◆ WRITTEN TASK
Write the data out again exactly, with no pictures.

◆ DATA PROVIDED

++++++++++++++++++++

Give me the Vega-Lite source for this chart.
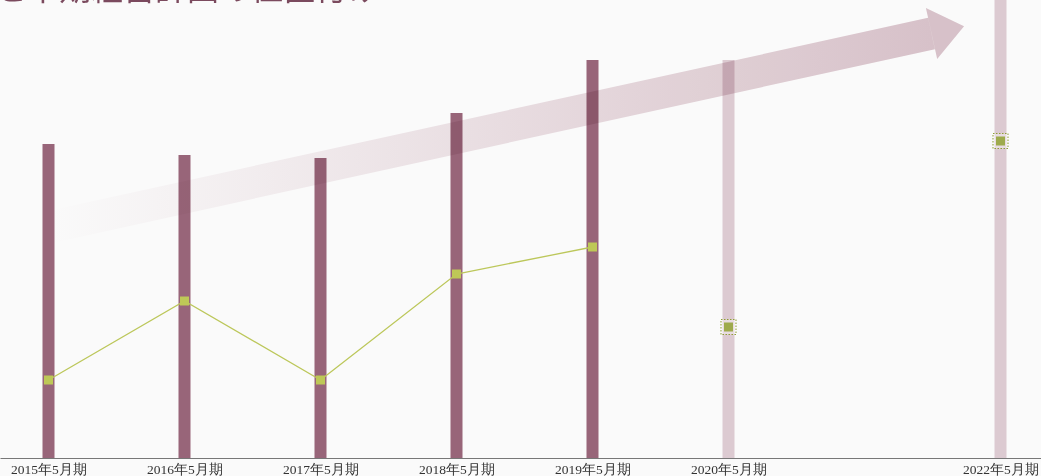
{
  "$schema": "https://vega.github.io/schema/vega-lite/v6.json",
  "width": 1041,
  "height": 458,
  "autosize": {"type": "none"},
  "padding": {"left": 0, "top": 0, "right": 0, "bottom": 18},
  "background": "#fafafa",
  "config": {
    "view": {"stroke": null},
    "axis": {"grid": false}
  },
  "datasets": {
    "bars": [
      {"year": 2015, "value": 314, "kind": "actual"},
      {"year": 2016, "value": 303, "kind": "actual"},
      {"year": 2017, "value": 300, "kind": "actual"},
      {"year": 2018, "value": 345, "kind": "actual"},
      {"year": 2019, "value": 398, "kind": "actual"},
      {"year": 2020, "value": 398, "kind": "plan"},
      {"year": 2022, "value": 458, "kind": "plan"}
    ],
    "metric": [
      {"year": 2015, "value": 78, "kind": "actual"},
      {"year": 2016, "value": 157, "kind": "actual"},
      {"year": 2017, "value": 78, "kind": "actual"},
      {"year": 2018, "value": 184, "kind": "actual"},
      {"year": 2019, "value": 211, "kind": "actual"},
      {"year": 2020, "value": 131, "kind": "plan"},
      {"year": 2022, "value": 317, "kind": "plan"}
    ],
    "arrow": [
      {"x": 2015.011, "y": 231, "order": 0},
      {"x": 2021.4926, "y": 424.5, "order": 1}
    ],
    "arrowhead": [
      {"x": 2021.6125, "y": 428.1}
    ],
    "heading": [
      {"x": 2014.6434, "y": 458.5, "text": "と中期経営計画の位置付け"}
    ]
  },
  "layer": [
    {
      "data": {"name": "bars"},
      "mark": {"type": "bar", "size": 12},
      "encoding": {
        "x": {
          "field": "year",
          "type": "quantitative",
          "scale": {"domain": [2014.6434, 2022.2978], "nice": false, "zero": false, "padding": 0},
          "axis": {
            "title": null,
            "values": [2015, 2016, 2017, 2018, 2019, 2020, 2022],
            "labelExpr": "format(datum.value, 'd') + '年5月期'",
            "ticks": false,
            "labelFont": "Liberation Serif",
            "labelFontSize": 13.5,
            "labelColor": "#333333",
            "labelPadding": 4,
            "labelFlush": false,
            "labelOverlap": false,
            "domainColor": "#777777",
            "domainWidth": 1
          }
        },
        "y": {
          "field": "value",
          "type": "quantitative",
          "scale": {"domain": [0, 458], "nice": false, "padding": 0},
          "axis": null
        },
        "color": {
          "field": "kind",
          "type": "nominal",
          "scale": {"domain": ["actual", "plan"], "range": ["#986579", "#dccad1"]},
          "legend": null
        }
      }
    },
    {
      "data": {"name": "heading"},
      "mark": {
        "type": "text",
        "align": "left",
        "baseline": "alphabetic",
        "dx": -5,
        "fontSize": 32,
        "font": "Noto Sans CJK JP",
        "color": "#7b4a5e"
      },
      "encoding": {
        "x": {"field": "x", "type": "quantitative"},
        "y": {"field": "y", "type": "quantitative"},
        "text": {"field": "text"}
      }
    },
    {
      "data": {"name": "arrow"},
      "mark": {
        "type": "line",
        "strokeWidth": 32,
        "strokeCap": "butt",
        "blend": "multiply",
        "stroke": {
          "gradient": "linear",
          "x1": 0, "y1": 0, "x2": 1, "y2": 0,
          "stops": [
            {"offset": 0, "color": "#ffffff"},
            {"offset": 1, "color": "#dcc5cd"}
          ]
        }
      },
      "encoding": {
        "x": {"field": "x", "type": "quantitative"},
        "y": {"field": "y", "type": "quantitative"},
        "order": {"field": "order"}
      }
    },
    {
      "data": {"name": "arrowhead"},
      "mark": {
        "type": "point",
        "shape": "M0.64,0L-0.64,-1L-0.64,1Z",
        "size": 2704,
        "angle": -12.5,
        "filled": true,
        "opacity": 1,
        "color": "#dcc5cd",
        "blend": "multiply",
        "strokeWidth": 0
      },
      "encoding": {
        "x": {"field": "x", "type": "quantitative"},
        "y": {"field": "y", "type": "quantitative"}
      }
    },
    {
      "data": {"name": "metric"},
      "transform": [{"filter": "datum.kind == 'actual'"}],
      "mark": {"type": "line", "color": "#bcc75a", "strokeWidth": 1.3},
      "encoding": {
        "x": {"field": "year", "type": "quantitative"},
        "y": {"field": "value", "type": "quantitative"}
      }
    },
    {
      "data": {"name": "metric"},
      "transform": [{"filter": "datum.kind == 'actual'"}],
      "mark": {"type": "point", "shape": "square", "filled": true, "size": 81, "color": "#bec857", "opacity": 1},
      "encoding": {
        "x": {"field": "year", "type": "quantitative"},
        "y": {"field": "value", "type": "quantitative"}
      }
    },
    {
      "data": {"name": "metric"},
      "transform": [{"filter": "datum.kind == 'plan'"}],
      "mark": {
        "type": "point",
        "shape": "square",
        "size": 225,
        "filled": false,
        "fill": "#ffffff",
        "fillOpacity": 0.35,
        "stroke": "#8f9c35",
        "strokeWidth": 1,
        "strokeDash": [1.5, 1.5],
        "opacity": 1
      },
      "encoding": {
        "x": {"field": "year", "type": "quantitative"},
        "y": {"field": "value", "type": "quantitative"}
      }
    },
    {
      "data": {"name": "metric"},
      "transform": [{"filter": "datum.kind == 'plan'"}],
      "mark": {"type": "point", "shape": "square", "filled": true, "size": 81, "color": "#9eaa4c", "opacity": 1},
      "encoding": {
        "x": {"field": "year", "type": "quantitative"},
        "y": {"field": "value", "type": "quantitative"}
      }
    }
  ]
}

++++++++++++++++++++

◆ EXERCISE RESPONSE
Give me the Vega-Lite source for this chart.
{
  "$schema": "https://vega.github.io/schema/vega-lite/v6.json",
  "width": 1041,
  "height": 458,
  "autosize": {"type": "none"},
  "padding": {"left": 0, "top": 0, "right": 0, "bottom": 18},
  "background": "#fafafa",
  "config": {
    "view": {"stroke": null},
    "axis": {"grid": false}
  },
  "datasets": {
    "bars": [
      {"year": 2015, "value": 314, "kind": "actual"},
      {"year": 2016, "value": 303, "kind": "actual"},
      {"year": 2017, "value": 300, "kind": "actual"},
      {"year": 2018, "value": 345, "kind": "actual"},
      {"year": 2019, "value": 398, "kind": "actual"},
      {"year": 2020, "value": 398, "kind": "plan"},
      {"year": 2022, "value": 458, "kind": "plan"}
    ],
    "metric": [
      {"year": 2015, "value": 78, "kind": "actual"},
      {"year": 2016, "value": 157, "kind": "actual"},
      {"year": 2017, "value": 78, "kind": "actual"},
      {"year": 2018, "value": 184, "kind": "actual"},
      {"year": 2019, "value": 211, "kind": "actual"},
      {"year": 2020, "value": 131, "kind": "plan"},
      {"year": 2022, "value": 317, "kind": "plan"}
    ],
    "arrow": [
      {"x": 2015.011, "y": 231, "order": 0},
      {"x": 2021.4926, "y": 424.5, "order": 1}
    ],
    "arrowhead": [
      {"x": 2021.6125, "y": 428.1}
    ],
    "heading": [
      {"x": 2014.6434, "y": 458.5, "text": "と中期経営計画の位置付け"}
    ]
  },
  "layer": [
    {
      "data": {"name": "bars"},
      "mark": {"type": "bar", "size": 12},
      "encoding": {
        "x": {
          "field": "year",
          "type": "quantitative",
          "scale": {"domain": [2014.6434, 2022.2978], "nice": false, "zero": false, "padding": 0},
          "axis": {
            "title": null,
            "values": [2015, 2016, 2017, 2018, 2019, 2020, 2022],
            "labelExpr": "format(datum.value, 'd') + '年5月期'",
            "ticks": false,
            "labelFont": "Liberation Serif",
            "labelFontSize": 13.5,
            "labelColor": "#333333",
            "labelPadding": 4,
            "labelFlush": false,
            "labelOverlap": false,
            "domainColor": "#777777",
            "domainWidth": 1
          }
        },
        "y": {
          "field": "value",
          "type": "quantitative",
          "scale": {"domain": [0, 458], "nice": false, "padding": 0},
          "axis": null
        },
        "color": {
          "field": "kind",
          "type": "nominal",
          "scale": {"domain": ["actual", "plan"], "range": ["#986579", "#dccad1"]},
          "legend": null
        }
      }
    },
    {
      "data": {"name": "heading"},
      "mark": {
        "type": "text",
        "align": "left",
        "baseline": "alphabetic",
        "dx": -5,
        "fontSize": 32,
        "font": "Noto Sans CJK JP",
        "color": "#7b4a5e"
      },
      "encoding": {
        "x": {"field": "x", "type": "quantitative"},
        "y": {"field": "y", "type": "quantitative"},
        "text": {"field": "text"}
      }
    },
    {
      "data": {"name": "arrow"},
      "mark": {
        "type": "line",
        "strokeWidth": 32,
        "strokeCap": "butt",
        "blend": "multiply",
        "stroke": {
          "gradient": "linear",
          "x1": 0, "y1": 0, "x2": 1, "y2": 0,
          "stops": [
            {"offset": 0, "color": "#ffffff"},
            {"offset": 1, "color": "#dcc5cd"}
          ]
        }
      },
      "encoding": {
        "x": {"field": "x", "type": "quantitative"},
        "y": {"field": "y", "type": "quantitative"},
        "order": {"field": "order"}
      }
    },
    {
      "data": {"name": "arrowhead"},
      "mark": {
        "type": "point",
        "shape": "M0.64,0L-0.64,-1L-0.64,1Z",
        "size": 2704,
        "angle": -12.5,
        "filled": true,
        "opacity": 1,
        "color": "#dcc5cd",
        "blend": "multiply",
        "strokeWidth": 0
      },
      "encoding": {
        "x": {"field": "x", "type": "quantitative"},
        "y": {"field": "y", "type": "quantitative"}
      }
    },
    {
      "data": {"name": "metric"},
      "transform": [{"filter": "datum.kind == 'actual'"}],
      "mark": {"type": "line", "color": "#bcc75a", "strokeWidth": 1.3},
      "encoding": {
        "x": {"field": "year", "type": "quantitative"},
        "y": {"field": "value", "type": "quantitative"}
      }
    },
    {
      "data": {"name": "metric"},
      "transform": [{"filter": "datum.kind == 'actual'"}],
      "mark": {"type": "point", "shape": "square", "filled": true, "size": 81, "color": "#bec857", "opacity": 1},
      "encoding": {
        "x": {"field": "year", "type": "quantitative"},
        "y": {"field": "value", "type": "quantitative"}
      }
    },
    {
      "data": {"name": "metric"},
      "transform": [{"filter": "datum.kind == 'plan'"}],
      "mark": {
        "type": "point",
        "shape": "square",
        "size": 225,
        "filled": false,
        "fill": "#ffffff",
        "fillOpacity": 0.35,
        "stroke": "#8f9c35",
        "strokeWidth": 1,
        "strokeDash": [1.5, 1.5],
        "opacity": 1
      },
      "encoding": {
        "x": {"field": "year", "type": "quantitative"},
        "y": {"field": "value", "type": "quantitative"}
      }
    },
    {
      "data": {"name": "metric"},
      "transform": [{"filter": "datum.kind == 'plan'"}],
      "mark": {"type": "point", "shape": "square", "filled": true, "size": 81, "color": "#9eaa4c", "opacity": 1},
      "encoding": {
        "x": {"field": "year", "type": "quantitative"},
        "y": {"field": "value", "type": "quantitative"}
      }
    }
  ]
}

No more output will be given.